DATASET SECTION
(begin)
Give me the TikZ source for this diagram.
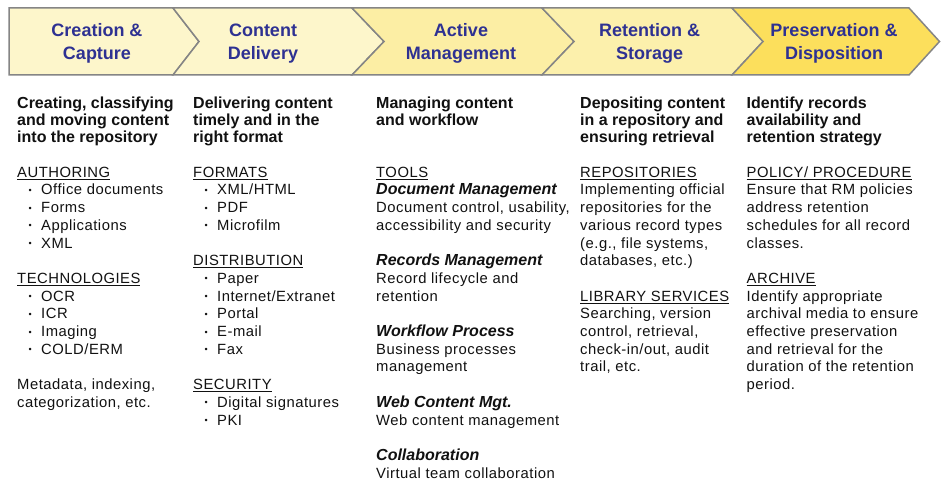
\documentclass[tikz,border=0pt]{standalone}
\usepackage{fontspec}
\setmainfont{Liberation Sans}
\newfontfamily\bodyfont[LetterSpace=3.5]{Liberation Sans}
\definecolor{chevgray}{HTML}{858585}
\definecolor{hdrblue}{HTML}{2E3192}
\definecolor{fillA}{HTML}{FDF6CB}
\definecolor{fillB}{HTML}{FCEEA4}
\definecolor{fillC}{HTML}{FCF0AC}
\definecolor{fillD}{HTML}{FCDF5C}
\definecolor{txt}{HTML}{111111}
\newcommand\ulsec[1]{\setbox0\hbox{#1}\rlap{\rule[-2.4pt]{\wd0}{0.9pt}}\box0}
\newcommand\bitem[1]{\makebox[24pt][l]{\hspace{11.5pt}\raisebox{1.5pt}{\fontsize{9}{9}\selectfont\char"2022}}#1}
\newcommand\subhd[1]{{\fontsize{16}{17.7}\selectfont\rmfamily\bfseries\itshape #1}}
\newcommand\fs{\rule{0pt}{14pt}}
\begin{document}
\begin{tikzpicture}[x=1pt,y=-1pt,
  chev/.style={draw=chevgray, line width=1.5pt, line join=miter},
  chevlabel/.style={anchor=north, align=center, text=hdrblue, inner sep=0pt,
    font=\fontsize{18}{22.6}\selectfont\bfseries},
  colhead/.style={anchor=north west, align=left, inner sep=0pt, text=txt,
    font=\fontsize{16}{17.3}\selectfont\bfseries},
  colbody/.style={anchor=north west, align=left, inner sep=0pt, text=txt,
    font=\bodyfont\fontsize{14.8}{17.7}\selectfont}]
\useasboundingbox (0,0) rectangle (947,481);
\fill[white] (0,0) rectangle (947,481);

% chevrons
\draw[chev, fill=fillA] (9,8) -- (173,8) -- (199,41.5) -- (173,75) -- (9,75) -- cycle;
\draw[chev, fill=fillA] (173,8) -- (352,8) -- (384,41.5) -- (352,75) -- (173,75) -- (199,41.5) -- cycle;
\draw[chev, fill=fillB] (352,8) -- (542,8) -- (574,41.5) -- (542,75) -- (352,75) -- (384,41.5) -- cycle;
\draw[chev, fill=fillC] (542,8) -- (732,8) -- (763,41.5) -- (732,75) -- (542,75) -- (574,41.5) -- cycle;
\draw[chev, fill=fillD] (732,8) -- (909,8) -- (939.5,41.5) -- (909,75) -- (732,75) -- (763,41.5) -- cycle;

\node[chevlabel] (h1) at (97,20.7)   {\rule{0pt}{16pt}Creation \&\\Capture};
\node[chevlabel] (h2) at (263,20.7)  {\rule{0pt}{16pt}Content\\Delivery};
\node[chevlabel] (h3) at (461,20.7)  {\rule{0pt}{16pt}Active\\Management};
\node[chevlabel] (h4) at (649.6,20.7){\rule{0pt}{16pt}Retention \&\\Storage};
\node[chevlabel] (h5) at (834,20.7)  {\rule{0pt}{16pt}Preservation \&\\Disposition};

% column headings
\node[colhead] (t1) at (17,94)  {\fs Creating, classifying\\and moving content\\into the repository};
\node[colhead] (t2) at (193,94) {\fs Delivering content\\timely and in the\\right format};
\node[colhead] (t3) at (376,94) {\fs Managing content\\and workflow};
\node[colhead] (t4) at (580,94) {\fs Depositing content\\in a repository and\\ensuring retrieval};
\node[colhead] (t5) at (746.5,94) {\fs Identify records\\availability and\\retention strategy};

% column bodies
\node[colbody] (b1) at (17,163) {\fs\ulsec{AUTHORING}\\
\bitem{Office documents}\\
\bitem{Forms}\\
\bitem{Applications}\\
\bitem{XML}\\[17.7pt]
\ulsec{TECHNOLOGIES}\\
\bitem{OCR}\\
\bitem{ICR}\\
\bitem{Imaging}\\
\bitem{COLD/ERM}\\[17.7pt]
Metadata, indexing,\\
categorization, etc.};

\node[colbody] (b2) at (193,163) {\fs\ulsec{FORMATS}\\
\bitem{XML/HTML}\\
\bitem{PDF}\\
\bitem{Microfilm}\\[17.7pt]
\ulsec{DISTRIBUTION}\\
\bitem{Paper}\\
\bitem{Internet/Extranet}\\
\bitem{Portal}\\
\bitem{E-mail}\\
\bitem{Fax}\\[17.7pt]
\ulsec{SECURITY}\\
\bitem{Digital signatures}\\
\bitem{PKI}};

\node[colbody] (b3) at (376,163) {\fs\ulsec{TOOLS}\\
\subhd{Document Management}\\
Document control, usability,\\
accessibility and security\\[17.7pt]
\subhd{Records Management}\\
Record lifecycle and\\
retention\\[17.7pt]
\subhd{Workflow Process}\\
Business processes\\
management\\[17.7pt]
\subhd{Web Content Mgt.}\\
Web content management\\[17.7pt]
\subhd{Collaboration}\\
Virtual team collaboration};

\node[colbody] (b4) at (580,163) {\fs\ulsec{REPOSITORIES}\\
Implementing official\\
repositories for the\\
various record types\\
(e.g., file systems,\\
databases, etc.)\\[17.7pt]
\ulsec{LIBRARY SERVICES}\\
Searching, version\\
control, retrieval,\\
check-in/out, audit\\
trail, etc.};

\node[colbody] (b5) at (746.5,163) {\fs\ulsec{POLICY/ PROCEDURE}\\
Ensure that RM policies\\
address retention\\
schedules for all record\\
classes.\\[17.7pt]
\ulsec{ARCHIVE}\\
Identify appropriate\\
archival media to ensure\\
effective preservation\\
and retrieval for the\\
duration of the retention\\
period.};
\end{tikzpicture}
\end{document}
(end)
EXERCISE DIRECTIONS
Quote all the lines above exactly as given. Do not include the pictures.

WRITTEN RESPONSE
Give me the TikZ source for this diagram.
\documentclass[tikz,border=0pt]{standalone}
\usepackage{fontspec}
\setmainfont{Liberation Sans}
\newfontfamily\bodyfont[LetterSpace=3.5]{Liberation Sans}
\definecolor{chevgray}{HTML}{858585}
\definecolor{hdrblue}{HTML}{2E3192}
\definecolor{fillA}{HTML}{FDF6CB}
\definecolor{fillB}{HTML}{FCEEA4}
\definecolor{fillC}{HTML}{FCF0AC}
\definecolor{fillD}{HTML}{FCDF5C}
\definecolor{txt}{HTML}{111111}
\newcommand\ulsec[1]{\setbox0\hbox{#1}\rlap{\rule[-2.4pt]{\wd0}{0.9pt}}\box0}
\newcommand\bitem[1]{\makebox[24pt][l]{\hspace{11.5pt}\raisebox{1.5pt}{\fontsize{9}{9}\selectfont\char"2022}}#1}
\newcommand\subhd[1]{{\fontsize{16}{17.7}\selectfont\rmfamily\bfseries\itshape #1}}
\newcommand\fs{\rule{0pt}{14pt}}
\begin{document}
\begin{tikzpicture}[x=1pt,y=-1pt,
  chev/.style={draw=chevgray, line width=1.5pt, line join=miter},
  chevlabel/.style={anchor=north, align=center, text=hdrblue, inner sep=0pt,
    font=\fontsize{18}{22.6}\selectfont\bfseries},
  colhead/.style={anchor=north west, align=left, inner sep=0pt, text=txt,
    font=\fontsize{16}{17.3}\selectfont\bfseries},
  colbody/.style={anchor=north west, align=left, inner sep=0pt, text=txt,
    font=\bodyfont\fontsize{14.8}{17.7}\selectfont}]
\useasboundingbox (0,0) rectangle (947,481);
\fill[white] (0,0) rectangle (947,481);

% chevrons
\draw[chev, fill=fillA] (9,8) -- (173,8) -- (199,41.5) -- (173,75) -- (9,75) -- cycle;
\draw[chev, fill=fillA] (173,8) -- (352,8) -- (384,41.5) -- (352,75) -- (173,75) -- (199,41.5) -- cycle;
\draw[chev, fill=fillB] (352,8) -- (542,8) -- (574,41.5) -- (542,75) -- (352,75) -- (384,41.5) -- cycle;
\draw[chev, fill=fillC] (542,8) -- (732,8) -- (763,41.5) -- (732,75) -- (542,75) -- (574,41.5) -- cycle;
\draw[chev, fill=fillD] (732,8) -- (909,8) -- (939.5,41.5) -- (909,75) -- (732,75) -- (763,41.5) -- cycle;

\node[chevlabel] (h1) at (97,20.7)   {\rule{0pt}{16pt}Creation \&\\Capture};
\node[chevlabel] (h2) at (263,20.7)  {\rule{0pt}{16pt}Content\\Delivery};
\node[chevlabel] (h3) at (461,20.7)  {\rule{0pt}{16pt}Active\\Management};
\node[chevlabel] (h4) at (649.6,20.7){\rule{0pt}{16pt}Retention \&\\Storage};
\node[chevlabel] (h5) at (834,20.7)  {\rule{0pt}{16pt}Preservation \&\\Disposition};

% column headings
\node[colhead] (t1) at (17,94)  {\fs Creating, classifying\\and moving content\\into the repository};
\node[colhead] (t2) at (193,94) {\fs Delivering content\\timely and in the\\right format};
\node[colhead] (t3) at (376,94) {\fs Managing content\\and workflow};
\node[colhead] (t4) at (580,94) {\fs Depositing content\\in a repository and\\ensuring retrieval};
\node[colhead] (t5) at (746.5,94) {\fs Identify records\\availability and\\retention strategy};

% column bodies
\node[colbody] (b1) at (17,163) {\fs\ulsec{AUTHORING}\\
\bitem{Office documents}\\
\bitem{Forms}\\
\bitem{Applications}\\
\bitem{XML}\\[17.7pt]
\ulsec{TECHNOLOGIES}\\
\bitem{OCR}\\
\bitem{ICR}\\
\bitem{Imaging}\\
\bitem{COLD/ERM}\\[17.7pt]
Metadata, indexing,\\
categorization, etc.};

\node[colbody] (b2) at (193,163) {\fs\ulsec{FORMATS}\\
\bitem{XML/HTML}\\
\bitem{PDF}\\
\bitem{Microfilm}\\[17.7pt]
\ulsec{DISTRIBUTION}\\
\bitem{Paper}\\
\bitem{Internet/Extranet}\\
\bitem{Portal}\\
\bitem{E-mail}\\
\bitem{Fax}\\[17.7pt]
\ulsec{SECURITY}\\
\bitem{Digital signatures}\\
\bitem{PKI}};

\node[colbody] (b3) at (376,163) {\fs\ulsec{TOOLS}\\
\subhd{Document Management}\\
Document control, usability,\\
accessibility and security\\[17.7pt]
\subhd{Records Management}\\
Record lifecycle and\\
retention\\[17.7pt]
\subhd{Workflow Process}\\
Business processes\\
management\\[17.7pt]
\subhd{Web Content Mgt.}\\
Web content management\\[17.7pt]
\subhd{Collaboration}\\
Virtual team collaboration};

\node[colbody] (b4) at (580,163) {\fs\ulsec{REPOSITORIES}\\
Implementing official\\
repositories for the\\
various record types\\
(e.g., file systems,\\
databases, etc.)\\[17.7pt]
\ulsec{LIBRARY SERVICES}\\
Searching, version\\
control, retrieval,\\
check-in/out, audit\\
trail, etc.};

\node[colbody] (b5) at (746.5,163) {\fs\ulsec{POLICY/ PROCEDURE}\\
Ensure that RM policies\\
address retention\\
schedules for all record\\
classes.\\[17.7pt]
\ulsec{ARCHIVE}\\
Identify appropriate\\
archival media to ensure\\
effective preservation\\
and retrieval for the\\
duration of the retention\\
period.};
\end{tikzpicture}
\end{document}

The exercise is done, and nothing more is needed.